The publication serves two purposes: “Part of our role is to equip (nonprofits) to do a terrific job. We are also watchdogs,” Palmer says. “There is not much regulation in this field. … We’re both helping nonprofits do better work, but also keeping our eye on them and making sure they learn from one another. Sometimes that means they learn from the mistakes and often scandals nonprofits are involved in.” 

There are some tough rules that nonprofits must adhere to, including an agreement to be nonpartisan if contributions to your organization are to be tax deductible.

“Most of these organizations that are springing up to be nonprofit news organizations are using that model,” Palmer says. “That means they can’t intervene in politics in any kind of way. One of the stories we have to cover is the way that the tax code does not allow you to move money around. … Somebody could try to fund an organization with an agenda. That’s why we have to vet donors carefully.” 

That makes transparency a key focal point, both of the Chronicle’s work and their watchdog efforts.

“We cover nonprofits and foundations. We have to disclose every time we are writing about one of our funders. We make sure whenever we mention any of them, we disclose to our readers they are a financial supporter,” Palmer says. “We list on our website all of our supporters. We have a code of ethics posted as well that makes it really clear none of our funders ever seen any of the information we’re writing before the reader does. They can’t interfere with what we’re doing. None of them have tried to, which is one of the things that made us really comfortable in making the switch.” 

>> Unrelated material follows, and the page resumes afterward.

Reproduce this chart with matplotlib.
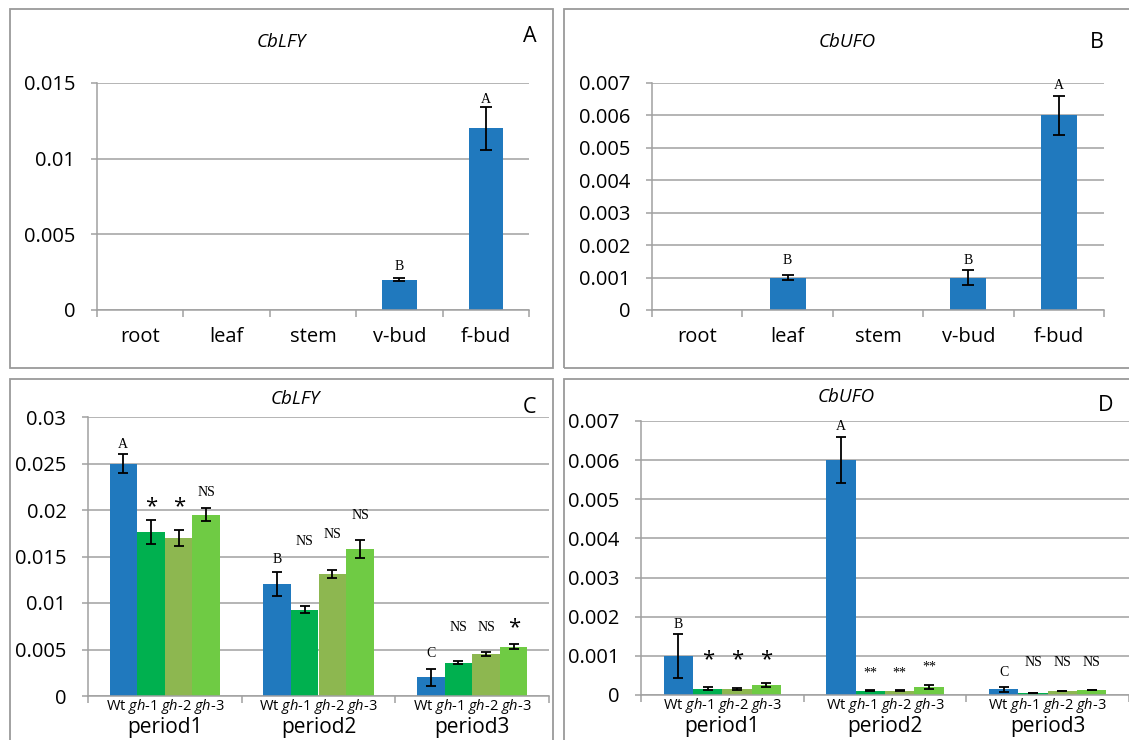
import matplotlib.pyplot as plt
import numpy as np
from matplotlib.patches import Rectangle

plt.switch_backend('Agg')

# ---- data ----
tissues = ['root', 'leaf', 'stem', 'v-bud', 'f-bud']
lfy_tissue = [0, 0, 0, 0.002, 0.012]
lfy_tissue_err = [0, 0, 0, 0.0001, 0.0014]
lfy_tissue_marks = ['', '', '', 'B', 'A']
lfy_tissue_mark_y = [0, 0, 0, 0.0029, 0.0139]

ufo_tissue = [0, 0.001, 0, 0.001, 0.006]
ufo_tissue_err = [0, 0.00008, 0, 0.00022, 0.0006]
ufo_tissue_marks = ['', 'B', '', 'B', 'A']
ufo_tissue_mark_y = [0, 0.00152, 0, 0.00152, 0.00692]

periods = ['period1', 'period2', 'period3']
genotypes = ['Wt', 'gh-1', 'gh-2', 'gh-3']

# rows = genotype, columns = period
lfy_means = [[0.0250, 0.0120, 0.0020],
             [0.0176, 0.0093, 0.0036],
             [0.0170, 0.0131, 0.0045],
             [0.0195, 0.0158, 0.0053]]
lfy_errs = [[0.0010, 0.0013, 0.0009],
            [0.0013, 0.0004, 0.00015],
            [0.0009, 0.0004, 0.00025],
            [0.0007, 0.0010, 0.00027]]
lfy_marks = [['A', 'B', 'C'],
             ['*', 'NS', 'NS'],
             ['*', 'NS', 'NS'],
             ['NS', 'NS', '*']]
lfy_mark_y = [[0.0270, 0.0147, 0.0046],
              [0.0203, 0.0166, 0.0074],
              [0.0203, 0.0174, 0.0074],
              [0.0219, 0.0194, 0.0073]]

ufo_means = [[0.00100, 0.00600, 0.000145],
             [0.000155, 0.00011, 0.00005],
             [0.000150, 0.00011, 0.00010],
             [0.000255, 0.00020, 0.00013]]
ufo_errs = [[0.00057, 0.00059, 0.00007],
            [0.00004, 0.00002, 0.00001],
            [0.00003, 0.00002, 0.00001],
            [0.00005, 0.00005, 0.00001]]
ufo_marks = [['B', 'A', 'C'],
             ['*', '**', 'NS'],
             ['*', '**', 'NS'],
             ['*', '**', 'NS']]
ufo_mark_y = [[0.00179, 0.00686, 0.00057],
              [0.00091, 0.00055, 0.00084],
              [0.00091, 0.00055, 0.00083],
              [0.00091, 0.00072, 0.00084]]

# ---- style ----
plt.rcParams['font.family'] = ['Open Sans', 'DejaVu Sans']
plt.rcParams['mathtext.fontset'] = 'custom'
plt.rcParams['mathtext.rm'] = 'Open Sans'
plt.rcParams['mathtext.it'] = 'Open Sans:italic'

BLUE = '#2079be'
COLORS = [BLUE, '#00b04f', '#8db750', '#6fcb44']
GRID = '#a0a0a0'
FRAME = '#9a9a9a'

W, H = 1129, 740
fig = plt.figure(figsize=(W / 100, H / 100), dpi=100)


def px_axes(left, top, right, bottom):
    return fig.add_axes([left / W, 1 - bottom / H, (right - left) / W, (bottom - top) / H])


def frame(left, top, right, bottom):
    fig.add_artist(Rectangle((left / W, 1 - bottom / H), (right - left) / W, (bottom - top) / H,
                             transform=fig.transFigure, fill=False, edgecolor=FRAME, lw=1.3))


def px_text(x, y, s, **kw):
    fig.text(x / W, 1 - y / H, s, ha='center', va='center', **kw)


def style_axes(ax, ymax, step, n):
    ax.set_ylim(0, ymax)
    ticks = np.arange(0, ymax + step / 2, step)
    ax.set_yticks(ticks)
    ax.set_yticklabels([f'{t:g}' for t in ticks])
    ax.yaxis.grid(True, color=GRID, lw=1.1)
    ax.set_axisbelow(True)
    for s in ['top', 'right']:
        ax.spines[s].set_visible(False)
    for s in ['left', 'bottom']:
        ax.spines[s].set_color(GRID)
        ax.spines[s].set_linewidth(1.1)
    ax.tick_params(axis='y', length=4.5, width=1.1, color=GRID, labelsize=14.5, pad=11)
    ax.set_xlim(-0.5, n - 0.5)
    ax.set_xticks(np.arange(-0.5, n), minor=True)
    ax.tick_params(axis='x', which='minor', length=5, width=1.1, color=GRID)
    ax.tick_params(axis='x', which='major', length=0)


def mark(ax, x, y, s):
    if s == '*':
        ax.text(x, y, s, ha='center', va='center', fontsize=16, fontfamily='Open Sans')
    else:
        ax.text(x, y, s, ha='center', va='center', fontsize=10, fontfamily='Liberation Serif')


def tissue_panel(ax, vals, errs, marks, mark_y, ymax, step):
    style_axes(ax, ymax, step, len(tissues))
    x = np.arange(len(tissues))
    ax.bar(x, vals, width=0.4, color=BLUE)
    vals = np.array(vals)
    errs = np.array(errs)
    m = errs > 0
    ax.errorbar(x[m], vals[m], yerr=errs[m], fmt='none', ecolor='black',
                elinewidth=1.3, capsize=4, capthick=1.3)
    for xi, s, y in zip(x, marks, mark_y):
        if s:
            mark(ax, xi, y, s)
    ax.set_xticks(x)
    ax.set_xticklabels(tissues, fontsize=14.5)
    ax.tick_params(axis='x', which='major', pad=12)


def period_panel(ax, means, errs, marks, mark_y, ymax, step):
    style_axes(ax, ymax, step, len(periods))
    x = np.arange(len(periods))
    w = 0.18
    for j in range(len(genotypes)):
        xs = x + (j - 1.5) * w
        ax.bar(xs, means[j], width=w, color=COLORS[j])
        ax.errorbar(xs, means[j], yerr=errs[j], fmt='none', ecolor='black',
                    elinewidth=1.3, capsize=3.5, capthick=1.3)
        for xi, s, y in zip(xs, marks[j], mark_y[j]):
            mark(ax, xi, y, s)
    ax.set_xticks(x)
    ax.set_xticklabels([])
    sub = 'Wt ' + ' '.join(r'$\mathit{gh}$' + g[2:] for g in genotypes[1:])
    for i, p in enumerate(periods):
        ax.annotate(sub, xy=(i, 0), xycoords=('data', 'axes fraction'), xytext=(0, -7.5),
                    textcoords='offset points', ha='center', va='center', fontsize=10.5,
                    annotation_clip=False)
        ax.annotate(p, xy=(i, 0), xycoords=('data', 'axes fraction'), xytext=(0, -22.5),
                    textcoords='offset points', ha='center', va='center', fontsize=15,
                    annotation_clip=False)


# panel frames
frame(9.5, 9.5, 553, 367.5)
frame(564, 9.5, 1140, 367.5)
frame(9.5, 379, 553, 760)
frame(564, 379, 1140, 760)

# A
axA = px_axes(97, 83, 529, 310)
tissue_panel(axA, lfy_tissue, lfy_tissue_err, lfy_tissue_marks, lfy_tissue_mark_y, 0.015, 0.005)
px_text(281, 42, 'CbLFY', fontsize=13.5, style='italic')
px_text(530, 36, 'A', fontsize=15.5)

# B
axB = px_axes(652, 83, 1104, 310)
tissue_panel(axB, ufo_tissue, ufo_tissue_err, ufo_tissue_marks, ufo_tissue_mark_y, 0.007, 0.001)
px_text(847, 42, 'CbUFO', fontsize=13.5, style='italic')
px_text(1097, 43, 'B', fontsize=15.5)

# C
axC = px_axes(88, 417, 549, 696)
period_panel(axC, lfy_means, lfy_errs, lfy_marks, lfy_mark_y, 0.03, 0.005)
px_text(295, 399, 'CbLFY', fontsize=13.5, style='italic')
px_text(530, 407, 'C', fontsize=15.5)

# D
axD = px_axes(641, 421, 1129, 695)
period_panel(axD, ufo_means, ufo_errs, ufo_marks, ufo_mark_y, 0.007, 0.001)
px_text(846, 397, 'CbUFO', fontsize=13.5, style='italic')
px_text(1106, 406, 'D', fontsize=15.5)

fig.savefig('out.png', dpi=100)
plt.close(fig)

To help other nonprofits understand and better report on the philanthropic world, the Chronicle offers a year-long fellowship program to teach journalists how to cover these organizations. One of these fellowships was with the Boulder Reporting Lab and led to a series of pieces about a community foundation in Boulder bringing in record amounts of donations after a wildfire.

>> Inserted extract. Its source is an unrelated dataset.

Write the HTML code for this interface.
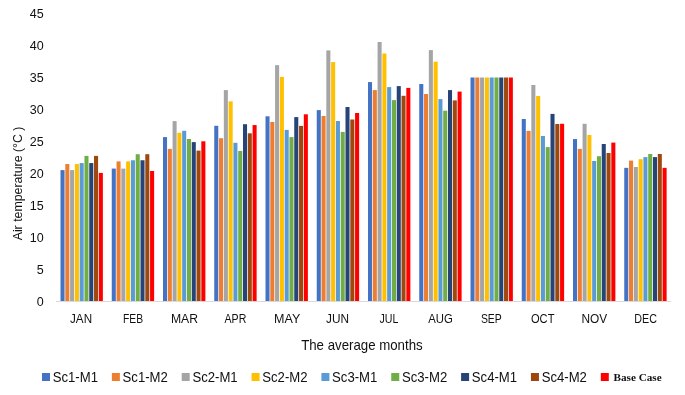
<!DOCTYPE html>
<html><head><meta charset="utf-8"><style>
html,body{margin:0;padding:0;background:#fff;}
body{width:685px;height:395px;overflow:hidden;}
svg{display:block;will-change:transform;}
.t{font-family:"Liberation Sans",sans-serif;font-size:12.5px;fill:#111;}
.b{font-family:"Liberation Serif",serif;font-weight:bold;font-size:11px;fill:#111;}
</style></head><body>
<svg width="685" height="395" viewBox="0 0 685 395">
<rect width="685" height="395" fill="#fff"/>
<rect x="60.50" y="170.10" width="4.05" height="130.90" fill="#4472C4"/>
<rect x="65.29" y="164.05" width="4.05" height="136.95" fill="#ED7D31"/>
<rect x="70.08" y="170.10" width="4.05" height="130.90" fill="#A5A5A5"/>
<rect x="74.87" y="164.05" width="4.05" height="136.95" fill="#FFC000"/>
<rect x="79.66" y="163.06" width="4.05" height="137.94" fill="#5B9BD5"/>
<rect x="84.45" y="155.90" width="4.05" height="145.10" fill="#70AD47"/>
<rect x="89.24" y="163.06" width="4.05" height="137.94" fill="#264478"/>
<rect x="94.03" y="155.90" width="4.05" height="145.10" fill="#9E480E"/>
<rect x="98.82" y="172.90" width="4.05" height="128.10" fill="#FF0000"/>
<rect x="111.75" y="168.60" width="4.05" height="132.40" fill="#4472C4"/>
<rect x="116.54" y="161.40" width="4.05" height="139.60" fill="#ED7D31"/>
<rect x="121.33" y="168.60" width="4.05" height="132.40" fill="#A5A5A5"/>
<rect x="126.12" y="161.40" width="4.05" height="139.60" fill="#FFC000"/>
<rect x="130.91" y="160.25" width="4.05" height="140.75" fill="#5B9BD5"/>
<rect x="135.70" y="154.20" width="4.05" height="146.80" fill="#70AD47"/>
<rect x="140.49" y="160.25" width="4.05" height="140.75" fill="#264478"/>
<rect x="145.28" y="154.20" width="4.05" height="146.80" fill="#9E480E"/>
<rect x="150.07" y="171.00" width="4.05" height="130.00" fill="#FF0000"/>
<rect x="163.00" y="137.10" width="4.05" height="163.90" fill="#4472C4"/>
<rect x="167.79" y="148.90" width="4.05" height="152.10" fill="#ED7D31"/>
<rect x="172.58" y="121.10" width="4.05" height="179.90" fill="#A5A5A5"/>
<rect x="177.37" y="132.80" width="4.05" height="168.20" fill="#FFC000"/>
<rect x="182.16" y="130.80" width="4.05" height="170.20" fill="#5B9BD5"/>
<rect x="186.95" y="139.00" width="4.05" height="162.00" fill="#70AD47"/>
<rect x="191.74" y="142.10" width="4.05" height="158.90" fill="#264478"/>
<rect x="196.53" y="150.60" width="4.05" height="150.40" fill="#9E480E"/>
<rect x="201.32" y="141.30" width="4.05" height="159.70" fill="#FF0000"/>
<rect x="214.25" y="125.80" width="4.05" height="175.20" fill="#4472C4"/>
<rect x="219.04" y="138.20" width="4.05" height="162.80" fill="#ED7D31"/>
<rect x="223.83" y="90.10" width="4.05" height="210.90" fill="#A5A5A5"/>
<rect x="228.62" y="101.30" width="4.05" height="199.70" fill="#FFC000"/>
<rect x="233.41" y="142.80" width="4.05" height="158.20" fill="#5B9BD5"/>
<rect x="238.20" y="151.00" width="4.05" height="150.00" fill="#70AD47"/>
<rect x="242.99" y="124.20" width="4.05" height="176.80" fill="#264478"/>
<rect x="247.78" y="133.30" width="4.05" height="167.70" fill="#9E480E"/>
<rect x="252.57" y="125.05" width="4.05" height="175.95" fill="#FF0000"/>
<rect x="265.50" y="116.30" width="4.05" height="184.70" fill="#4472C4"/>
<rect x="270.29" y="121.95" width="4.05" height="179.05" fill="#ED7D31"/>
<rect x="275.08" y="65.15" width="4.05" height="235.85" fill="#A5A5A5"/>
<rect x="279.87" y="76.90" width="4.05" height="224.10" fill="#FFC000"/>
<rect x="284.66" y="129.90" width="4.05" height="171.10" fill="#5B9BD5"/>
<rect x="289.45" y="137.10" width="4.05" height="163.90" fill="#70AD47"/>
<rect x="294.24" y="117.10" width="4.05" height="183.90" fill="#264478"/>
<rect x="299.03" y="125.90" width="4.05" height="175.10" fill="#9E480E"/>
<rect x="303.82" y="114.30" width="4.05" height="186.70" fill="#FF0000"/>
<rect x="316.75" y="110.10" width="4.05" height="190.90" fill="#4472C4"/>
<rect x="321.54" y="116.00" width="4.05" height="185.00" fill="#ED7D31"/>
<rect x="326.33" y="50.40" width="4.05" height="250.60" fill="#A5A5A5"/>
<rect x="331.12" y="62.10" width="4.05" height="238.90" fill="#FFC000"/>
<rect x="335.91" y="121.00" width="4.05" height="180.00" fill="#5B9BD5"/>
<rect x="340.70" y="131.90" width="4.05" height="169.10" fill="#70AD47"/>
<rect x="345.49" y="107.00" width="4.05" height="194.00" fill="#264478"/>
<rect x="350.28" y="119.50" width="4.05" height="181.50" fill="#9E480E"/>
<rect x="355.07" y="113.00" width="4.05" height="188.00" fill="#FF0000"/>
<rect x="368.00" y="82.10" width="4.05" height="218.90" fill="#4472C4"/>
<rect x="372.79" y="90.10" width="4.05" height="210.90" fill="#ED7D31"/>
<rect x="377.58" y="42.00" width="4.05" height="259.00" fill="#A5A5A5"/>
<rect x="382.37" y="53.50" width="4.05" height="247.50" fill="#FFC000"/>
<rect x="387.16" y="87.10" width="4.05" height="213.90" fill="#5B9BD5"/>
<rect x="391.95" y="100.10" width="4.05" height="200.90" fill="#70AD47"/>
<rect x="396.74" y="86.10" width="4.05" height="214.90" fill="#264478"/>
<rect x="401.53" y="95.80" width="4.05" height="205.20" fill="#9E480E"/>
<rect x="406.32" y="87.90" width="4.05" height="213.10" fill="#FF0000"/>
<rect x="419.25" y="84.00" width="4.05" height="217.00" fill="#4472C4"/>
<rect x="424.04" y="94.00" width="4.05" height="207.00" fill="#ED7D31"/>
<rect x="428.83" y="50.10" width="4.05" height="250.90" fill="#A5A5A5"/>
<rect x="433.62" y="61.70" width="4.05" height="239.30" fill="#FFC000"/>
<rect x="438.41" y="99.10" width="4.05" height="201.90" fill="#5B9BD5"/>
<rect x="443.20" y="110.70" width="4.05" height="190.30" fill="#70AD47"/>
<rect x="447.99" y="90.10" width="4.05" height="210.90" fill="#264478"/>
<rect x="452.78" y="100.40" width="4.05" height="200.60" fill="#9E480E"/>
<rect x="457.57" y="91.60" width="4.05" height="209.40" fill="#FF0000"/>
<rect x="470.50" y="77.50" width="4.05" height="223.50" fill="#4472C4"/>
<rect x="475.29" y="77.50" width="4.05" height="223.50" fill="#ED7D31"/>
<rect x="480.08" y="77.50" width="4.05" height="223.50" fill="#A5A5A5"/>
<rect x="484.87" y="77.50" width="4.05" height="223.50" fill="#FFC000"/>
<rect x="489.66" y="77.50" width="4.05" height="223.50" fill="#5B9BD5"/>
<rect x="494.45" y="77.50" width="4.05" height="223.50" fill="#70AD47"/>
<rect x="499.24" y="77.50" width="4.05" height="223.50" fill="#264478"/>
<rect x="504.03" y="77.50" width="4.05" height="223.50" fill="#9E480E"/>
<rect x="508.82" y="77.50" width="4.05" height="223.50" fill="#FF0000"/>
<rect x="521.75" y="119.00" width="4.05" height="182.00" fill="#4472C4"/>
<rect x="526.54" y="130.90" width="4.05" height="170.10" fill="#ED7D31"/>
<rect x="531.33" y="85.00" width="4.05" height="216.00" fill="#A5A5A5"/>
<rect x="536.12" y="96.00" width="4.05" height="205.00" fill="#FFC000"/>
<rect x="540.91" y="136.00" width="4.05" height="165.00" fill="#5B9BD5"/>
<rect x="545.70" y="147.10" width="4.05" height="153.90" fill="#70AD47"/>
<rect x="550.49" y="113.90" width="4.05" height="187.10" fill="#264478"/>
<rect x="555.28" y="124.00" width="4.05" height="177.00" fill="#9E480E"/>
<rect x="560.07" y="123.80" width="4.05" height="177.20" fill="#FF0000"/>
<rect x="573.00" y="139.06" width="4.05" height="161.94" fill="#4472C4"/>
<rect x="577.79" y="148.90" width="4.05" height="152.10" fill="#ED7D31"/>
<rect x="582.58" y="123.80" width="4.05" height="177.20" fill="#A5A5A5"/>
<rect x="587.37" y="135.00" width="4.05" height="166.00" fill="#FFC000"/>
<rect x="592.16" y="161.00" width="4.05" height="140.00" fill="#5B9BD5"/>
<rect x="596.95" y="156.20" width="4.05" height="144.80" fill="#70AD47"/>
<rect x="601.74" y="144.00" width="4.05" height="157.00" fill="#264478"/>
<rect x="606.53" y="153.00" width="4.05" height="148.00" fill="#9E480E"/>
<rect x="611.32" y="142.60" width="4.05" height="158.40" fill="#FF0000"/>
<rect x="624.25" y="167.85" width="4.05" height="133.15" fill="#4472C4"/>
<rect x="629.04" y="160.60" width="4.05" height="140.40" fill="#ED7D31"/>
<rect x="633.83" y="167.00" width="4.05" height="134.00" fill="#A5A5A5"/>
<rect x="638.62" y="159.20" width="4.05" height="141.80" fill="#FFC000"/>
<rect x="643.41" y="157.10" width="4.05" height="143.90" fill="#5B9BD5"/>
<rect x="648.20" y="154.00" width="4.05" height="147.00" fill="#70AD47"/>
<rect x="652.99" y="157.10" width="4.05" height="143.90" fill="#264478"/>
<rect x="657.78" y="154.00" width="4.05" height="147.00" fill="#9E480E"/>
<rect x="662.57" y="167.85" width="4.05" height="133.15" fill="#FF0000"/>
<rect x="56.0" y="301" width="615.0" height="1" fill="#D9D9D9"/>
<text x="43.7" y="305.68" text-anchor="end" class="t">0</text>
<text x="43.7" y="273.74" text-anchor="end" class="t">5</text>
<text x="43.7" y="241.79" text-anchor="end" class="t">10</text>
<text x="43.7" y="209.85" text-anchor="end" class="t">15</text>
<text x="43.7" y="177.91" text-anchor="end" class="t">20</text>
<text x="43.7" y="145.97" text-anchor="end" class="t">25</text>
<text x="43.7" y="114.03" text-anchor="end" class="t">30</text>
<text x="43.7" y="82.09" text-anchor="end" class="t">35</text>
<text x="43.7" y="50.16" text-anchor="end" class="t">40</text>
<text x="43.7" y="18.22" text-anchor="end" class="t">45</text>
<text x="81.05" y="322.7" text-anchor="middle" class="t" textLength="22.02" lengthAdjust="spacingAndGlyphs">JAN</text>
<text x="133.00" y="322.7" text-anchor="middle" class="t" textLength="20.13" lengthAdjust="spacingAndGlyphs">FEB</text>
<text x="184.45" y="322.7" text-anchor="middle" class="t" textLength="27.14" lengthAdjust="spacingAndGlyphs">MAR</text>
<text x="235.40" y="322.7" text-anchor="middle" class="t" textLength="21.75" lengthAdjust="spacingAndGlyphs">APR</text>
<text x="287.15" y="322.7" text-anchor="middle" class="t" textLength="26.19" lengthAdjust="spacingAndGlyphs">MAY</text>
<text x="337.50" y="322.7" text-anchor="middle" class="t" textLength="22.95" lengthAdjust="spacingAndGlyphs">JUN</text>
<text x="388.95" y="322.7" text-anchor="middle" class="t" textLength="18.93" lengthAdjust="spacingAndGlyphs">JUL</text>
<text x="440.45" y="322.7" text-anchor="middle" class="t" textLength="24.59" lengthAdjust="spacingAndGlyphs">AUG</text>
<text x="491.35" y="322.7" text-anchor="middle" class="t" textLength="20.89" lengthAdjust="spacingAndGlyphs">SEP</text>
<text x="542.70" y="322.7" text-anchor="middle" class="t" textLength="23.48" lengthAdjust="spacingAndGlyphs">OCT</text>
<text x="594.35" y="322.7" text-anchor="middle" class="t" textLength="25.71" lengthAdjust="spacingAndGlyphs">NOV</text>
<text x="645.70" y="322.7" text-anchor="middle" class="t" textLength="22.67" lengthAdjust="spacingAndGlyphs">DEC</text>
<text x="361.9" y="350.3" text-anchor="middle" class="t" style="font-size:13.9px" textLength="121.5" lengthAdjust="spacingAndGlyphs">The average months</text>
<text transform="translate(22,183.45) rotate(-90)" text-anchor="middle" class="t" textLength="113.8" lengthAdjust="spacingAndGlyphs">Air temperature (°C )</text>
<rect x="42.00" y="373" width="8" height="8" fill="#4472C4"/>
<text x="52.70" y="381.6" class="t" style="font-size:13.8px" textLength="45.3" lengthAdjust="spacingAndGlyphs">Sc1-M1</text>
<rect x="111.85" y="373" width="8" height="8" fill="#ED7D31"/>
<text x="122.55" y="381.6" class="t" style="font-size:13.8px" textLength="45.3" lengthAdjust="spacingAndGlyphs">Sc1-M2</text>
<rect x="181.70" y="373" width="8" height="8" fill="#A5A5A5"/>
<text x="192.40" y="381.6" class="t" style="font-size:13.8px" textLength="45.3" lengthAdjust="spacingAndGlyphs">Sc2-M1</text>
<rect x="251.55" y="373" width="8" height="8" fill="#FFC000"/>
<text x="262.25" y="381.6" class="t" style="font-size:13.8px" textLength="45.3" lengthAdjust="spacingAndGlyphs">Sc2-M2</text>
<rect x="321.40" y="373" width="8" height="8" fill="#5B9BD5"/>
<text x="332.10" y="381.6" class="t" style="font-size:13.8px" textLength="45.3" lengthAdjust="spacingAndGlyphs">Sc3-M1</text>
<rect x="391.25" y="373" width="8" height="8" fill="#70AD47"/>
<text x="401.95" y="381.6" class="t" style="font-size:13.8px" textLength="45.3" lengthAdjust="spacingAndGlyphs">Sc3-M2</text>
<rect x="461.10" y="373" width="8" height="8" fill="#264478"/>
<text x="471.80" y="381.6" class="t" style="font-size:13.8px" textLength="45.3" lengthAdjust="spacingAndGlyphs">Sc4-M1</text>
<rect x="530.95" y="373" width="8" height="8" fill="#9E480E"/>
<text x="541.65" y="381.6" class="t" style="font-size:13.8px" textLength="45.3" lengthAdjust="spacingAndGlyphs">Sc4-M2</text>
<rect x="600.80" y="373" width="8" height="8" fill="#FF0000"/>
<text x="613.50" y="381.2" class="b" textLength="48.2" lengthAdjust="spacingAndGlyphs">Base Case</text>
</svg>
</body></html>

“The community foundation raised more than any community foundation had ever raised to deal with a disaster,” Palmer says. This raised questions about how that happened, where the money was going, how distributions were happening.“They did a series of excellent pieces and it’s now up for an award by the Institute for Nonprofit News. I think some people think covering nonprofits is about do-gooders and isn’t real journalism. There’s plenty of real journalism to do in this field.”